Decidido que fue resucitar “El escarabajo…” y puestos en marcha de recopilar los contenidos de la primera edición, surgieron los primeros problemas. Uno de ellos: el nombre. Ni Abelardo ni Liliana querían volver al “Escarabajo” pero había que buscar un nombre que señalase claramente su linaje. Se barajaron nombres durante varios días. El que estuvo más cerca llegó a ser “El barco ebrio”, reivindicando la continuidad poeniana. Pero al fin ganó el criterio zoológico: fue “El ornitorrinco”, animal inclasificable si los hay, mamífero australiano con pico de pato.
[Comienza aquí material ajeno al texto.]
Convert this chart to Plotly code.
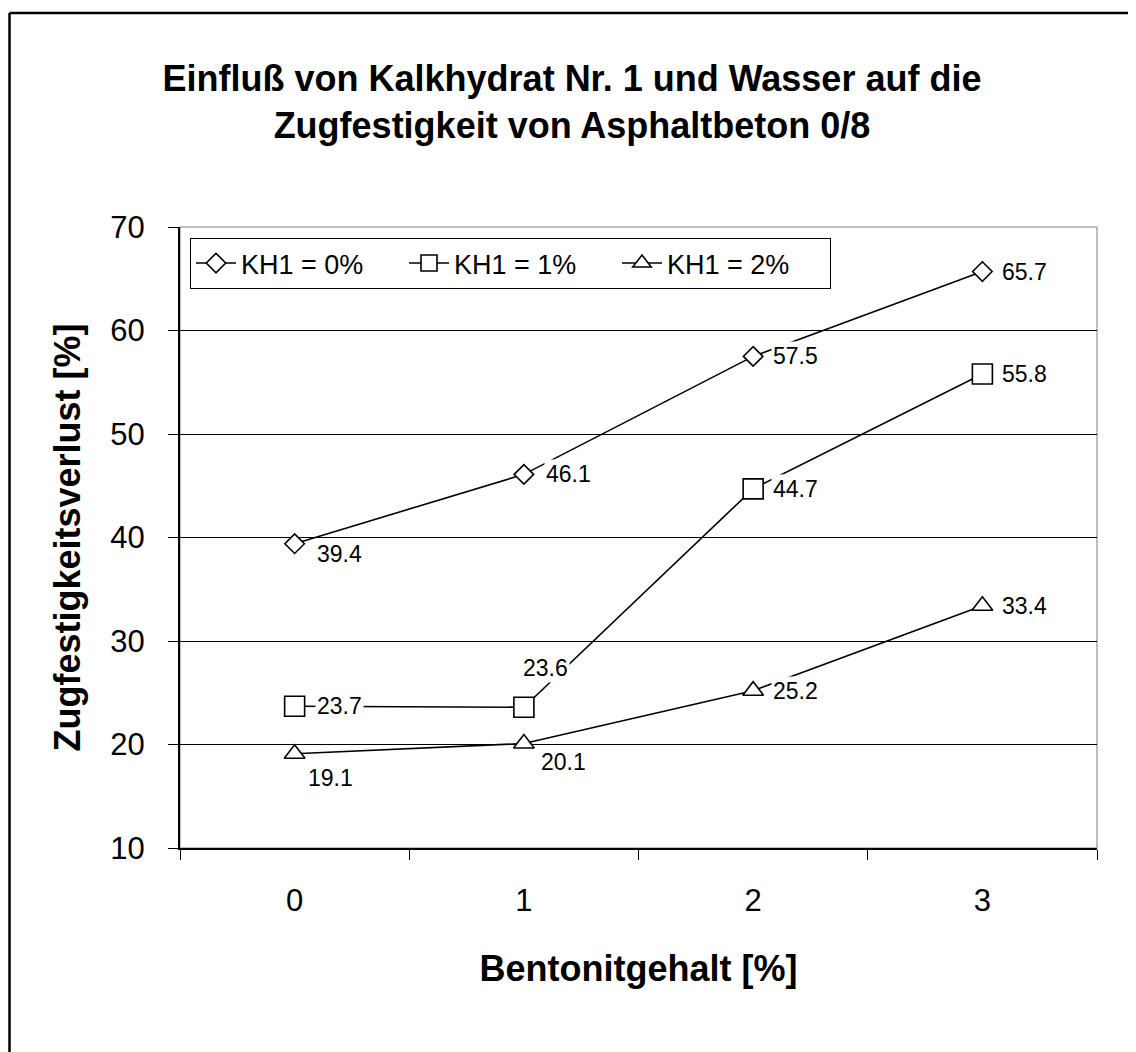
import plotly.graph_objects as go

# Data
bentonit = ["0", "1", "2", "3"]
kh1_0 = [39.4, 46.1, 57.5, 65.7]
kh1_1 = [23.7, 23.6, 44.7, 55.8]
kh1_2 = [19.1, 20.1, 25.2, 33.4]
series_names = ["KH1 = 0%", "KH1 = 1%", "KH1 = 2%"]

# the page body adds an 8px margin, so the figure is made 8px smaller
# and margins are set so the plot lands where the original is
OFF = 8
W, H = 1136 - OFF, 1052 - OFF
L, R, T, B = 172, 39, 219, 204
FONT = "Liberation Sans, Arial, sans-serif"

# label placement (pixel offsets from the point) per series
label_offsets = [
    [(20, -10), (20, 0), (18, 0), (18, 0)],
    [(20, 0), (-3, 39), (18, 0), (18, 0)],
    [(11, -24), (15, -19), (18, 0), (18, 0)],
]
symbols = ["diamond", "square", "triangle-up"]
sizes = [15, 20, 18]

fig = go.Figure()
annotations = []
for name, vals, sym, size, offs in zip(
    series_names, [kh1_0, kh1_1, kh1_2], symbols, sizes, label_offsets
):
    fig.add_trace(
        go.Scatter(
            x=bentonit,
            y=vals,
            name=name,
            mode="lines+markers",
            line=dict(color="black", width=1.6),
            marker=dict(
                symbol=sym,
                size=size,
                color="white",
                line=dict(color="black", width=1.6),
            ),
        )
    )
    for xv, yv, (dx, dy) in zip(bentonit, vals, offs):
        annotations.append(
            dict(
                x=xv,
                y=yv,
                text=f"{yv:.1f}",
                showarrow=False,
                xanchor="left",
                yanchor="middle",
                xshift=dx,
                yshift=dy,
                bgcolor="white",
                borderpad=1,
                font=dict(family=FONT, size=23, color="black"),
            )
        )

pw, ph = W - L - R, H - T - B
# screen pixel -> paper coordinate
px_x = lambda p: (p - OFF - L) / pw
px_y = lambda p: (H - B - (p - OFF)) / ph

shapes = [
    # gray plot frame (top / right)
    dict(type="rect", xref="paper", yref="paper", x0=0, x1=1, y0=0, y1=1,
         line=dict(color="#808080", width=1), layer="below"),
    # outer chart border (left / top)
    dict(type="line", xref="paper", yref="paper", x0=px_x(9.5), x1=px_x(9.5),
         y0=px_y(13), y1=px_y(1052 + 20), line=dict(color="black", width=2.5)),
    dict(type="line", xref="paper", yref="paper", x0=px_x(9.5), x1=px_x(1136 + 20),
         y0=px_y(13), y1=px_y(13), line=dict(color="black", width=2.5)),
]

fig.update_layout(
    width=W,
    height=H,
    margin=dict(l=L, r=R, t=T, b=B),
    paper_bgcolor="white",
    plot_bgcolor="white",
    font=dict(family=FONT, color="black"),
    title=dict(
        text="Einfluß von Kalkhydrat Nr. 1 und Wasser auf die<br>Zugfestigkeit von Asphaltbeton 0/8",
        x=0.5,
        xanchor="center",
        y=1 - 83 / H,
        yanchor="middle",
        yref="container",
        font=dict(family=FONT, size=36, weight="bold", color="black"),
    ),
    xaxis=dict(
        type="category",
        range=[-0.5, 3.5],
        tickson="boundaries",
        ticks="outside",
        ticklen=10,
        tickcolor="black",
        tickwidth=1,
        showline=True,
        linecolor="black",
        linewidth=2,
        showgrid=False,
        tickfont=dict(size=31),
        ticklabelstandoff=24,
        title=dict(text="Bentonitgehalt [%]", font=dict(size=36, weight="bold"), standoff=39),
    ),
    yaxis=dict(
        range=[10, 70],
        dtick=10,
        ticks="outside",
        ticklen=10,
        tickcolor="black",
        tickwidth=1,
        showline=True,
        linecolor="black",
        linewidth=2,
        showgrid=True,
        gridcolor="black",
        gridwidth=1,
        zeroline=False,
        tickfont=dict(size=31),
        ticklabelstandoff=17,
        title=dict(text="Zugfestigkeitsverlust [%]", font=dict(size=36, weight="bold"), standoff=19),
    ),
    legend=dict(
        orientation="h",
        x=px_x(190),
        y=px_y(238),
        xanchor="left",
        yanchor="top",
        bordercolor="black",
        borderwidth=1,
        bgcolor="white",
        font=dict(size=27),
        itemwidth=40,
        entrywidth=158,
    ),
    annotations=annotations,
    shapes=shapes,
    showlegend=True,
)

fig.write_html("out.html")
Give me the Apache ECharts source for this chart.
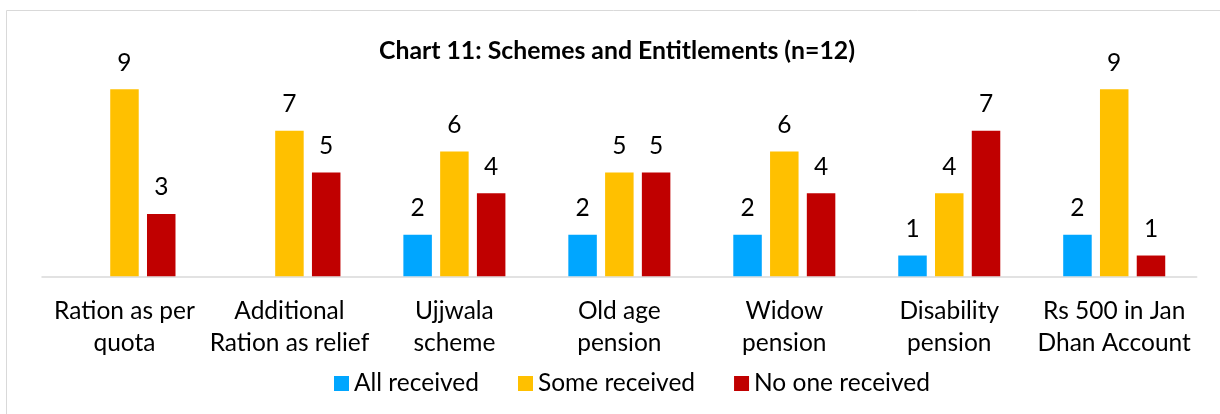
<!DOCTYPE html>
<html>
<head>
<meta charset="utf-8">
<script src="https://cdn.jsdelivr.net/npm/echarts@6/dist/echarts.min.js"></script>
<style>html,body{margin:0;padding:0;background:#fff}#c{width:1220px;height:414px}</style>
</head>
<body>
<div id="c"></div>
<script>
const categories = ["Ration as per\nquota", "Additional\nRation as relief", "Ujjwala\nscheme", "Old age\npension", "Widow\npension", "Disability\npension", "Rs 500 in Jan\nDhan Account"];
const allReceived = [null, null, 2, 2, 2, 1, 2];
const someReceived = [9, 7, 6, 5, 6, 4, 9];
const noOneReceived = [3, 5, 4, 5, 4, 7, 1];
const seriesNames = ["All received", "Some received", "No one received"];
const colors = ["#00A6FF", "#FFC000", "#C00000"];

const FONT = "Lato";
const chart = echarts.init(document.getElementById('c'), null, {renderer: 'canvas'});
const lbl = {show: true, position: 'top', distance: 14, color: '#000', fontFamily: FONT, fontSize: 24.5};
function mk(name, data, color) {
  return {name, type: 'bar', data, barWidth: 28.5, barGap: '29%',
    itemStyle: {color}, label: lbl, emphasis: {disabled: true}};
}
chart.setOption({
  animation: false,
  textStyle: {fontFamily: FONT},
  title: {text: 'Chart 11: Schemes and Entitlements (n=12)', left: 374, top: 34,
    textStyle: {fontFamily: FONT, fontWeight: 'bold', fontSize: 24.8, color: '#000'}},
  graphic: [{type: 'rect', shape: {x: 6.5, y: 10.5, width: 1230, height: 420},
    style: {fill: 'none', stroke: '#d9d9d9', lineWidth: 1}, silent: true, z: -1}],
  legend: {top: 366, left: 329, itemWidth: 15, itemHeight: 15, itemGap: 39,
    icon: 'rect', textStyle: {fontFamily: FONT, fontSize: 24.5, color: '#000'},
    data: seriesNames},
  grid: {left: 42, right: 23.3, top: 68.5, bottom: 137.7, containLabel: false},
  xAxis: {type: 'category', data: categories,
    axisLine: {lineStyle: {color: '#d9d9d9', width: 1.5}}, axisTick: {show: false},
    axisLabel: {interval: 0, color: '#000', fontFamily: FONT, fontSize: 24.5, lineHeight: 32, margin: 19}},
  yAxis: {type: 'value', min: 0, max: 10, show: false, splitLine: {show: false}},
  series: [mk(seriesNames[0], allReceived, colors[0]), mk(seriesNames[1], someReceived, colors[1]), mk(seriesNames[2], noOneReceived, colors[2])]
});
</script>
</body>
</html>
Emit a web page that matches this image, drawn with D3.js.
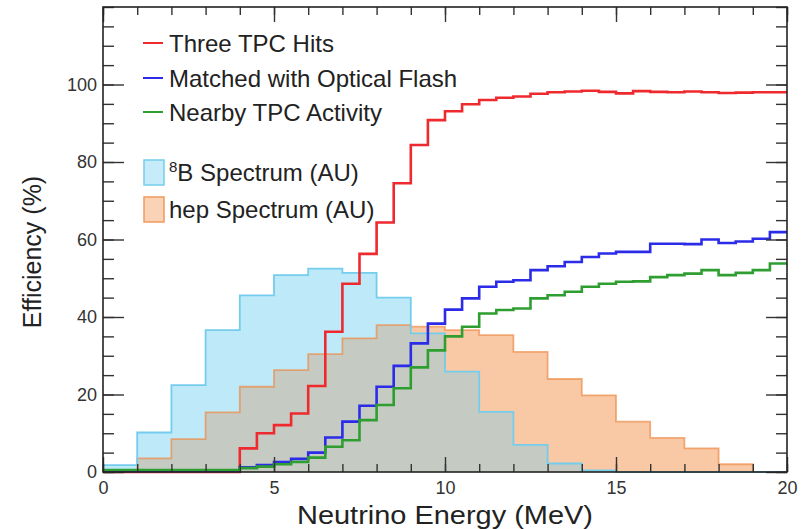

Toda una identidad. Lo que suponía otra dificultad añadida: encontrar el logo que representase al dichoso bicho. A falta de dibujantes meritorios en el staff, nos abocamos toda una noche (creo que era la casa de Cristina Piña, o quizás de Liliana Heker), a revolver enciclopedias y revistas varias sin dar con una ilustración suficientemente adecuada. Fue precisamente Liliana la que resolvió el drama: encontró un simpático tigrecito con una flor entre los dientes, con un lápiz de fibra negro le rediseñó la parte posterior y otros pequeños detalles, y quedó convertido, en su misma expresión, en “propiamente un ornitorrinco”.  Singular ornito-tigre al que cualquiera que vea un ejemplar de la revista (supongo que incluido el facsímil recientemente editado) podrá reconocer inmediatamente.
No terminaron allí, desde luego, los avatares que antecedieron al ejemplar que ahora se reproduce. El número inicial tuvo que retrasarse unos días sobre el plan original, por un asunto de correcciones. En efecto, un cuento de Liliana Heker incluía la palabra “caca”, y los pudorosos señores de la imprenta lo devolvieron tres veces consecutivas hasta que comprendieron que no era una errata por “cada”, palabra que volvían a poner cada vez que les mandábamos las galeras. Hay muchas más anécdotas, naturalmente, pero  basta con lo presente.
Después del tercer número, dejé “El ornitorrinco” para fundar una revista propia, en 1978, que se llamó “Arte Nova”. No espero que le editen un facsímil, pero me emocionaría que al menos haya quienes la recuerden.